Slap Shots & One-Timers
The best hockey stick for big and powerful shots goes to the Bauer Vapor APX2 because of its signature “Vapor” Intelli-Sense Flex Profile. Bauer slightly softened the handle area where your upper hand is located; so that you can pull and flex the upper portion of the shaft while boasting a traditional low kick point, resulting in deadly velocity. While the secondary upper kick point isn’t really noticeable when taking these hard shots, the power it supplied was. The APX2 is a 102 flex stick while the Easton V9 and V9E are 85 flex sticks, so some of the feedback here must be taken with a grain of salt; but I think an 85 flex APX2 would give me potentially more power, so I could really bow out the shaft like I was able to on the Easton Velocity Sticks.
Wrist & Snap Shots
I feel guilty not giving this one to the V9E because so many people love the elliptical taper because of the hyper-quick shot release it gives you, but the V9 takes this category. This one really came down to personal preference and shooting mechanics, I was most comfortable with the V9 and the APX 2, but due to the ultra low kick point of the V9E, I couldn’t get the power I wanted out to out of it (V9E). I believe the lively puck feel of the V9 is what made me choose it over the APX 2 because I was never able to be thoroughly happy with my snap shots coming off the Vapor. While the V9 seemed to have more pop but for wrist shots they were pretty comparable.

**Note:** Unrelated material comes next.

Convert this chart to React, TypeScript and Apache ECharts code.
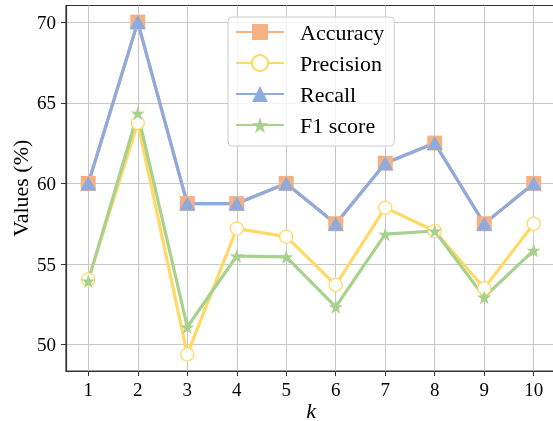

To sum it up; the V9 takes 1st place, the APX 2 takes 2nd place and the V9E takes 3rd in my book. The Easton Velocity V9 stick catered to my individual needs and was extremely easy to convert over from the Mako II that I had been previously using. The Bauer Vapor APX 2 stick was a close second, supplying more power for big shots than the V9, but didn’t have the exception puck feel and pop I really liked in the V9. Finally in third comes the Easton Velocity V9E stick. I hate to put this in last because many players out there love the elliptical taper and the quick shot release it gives you but it was just not my style.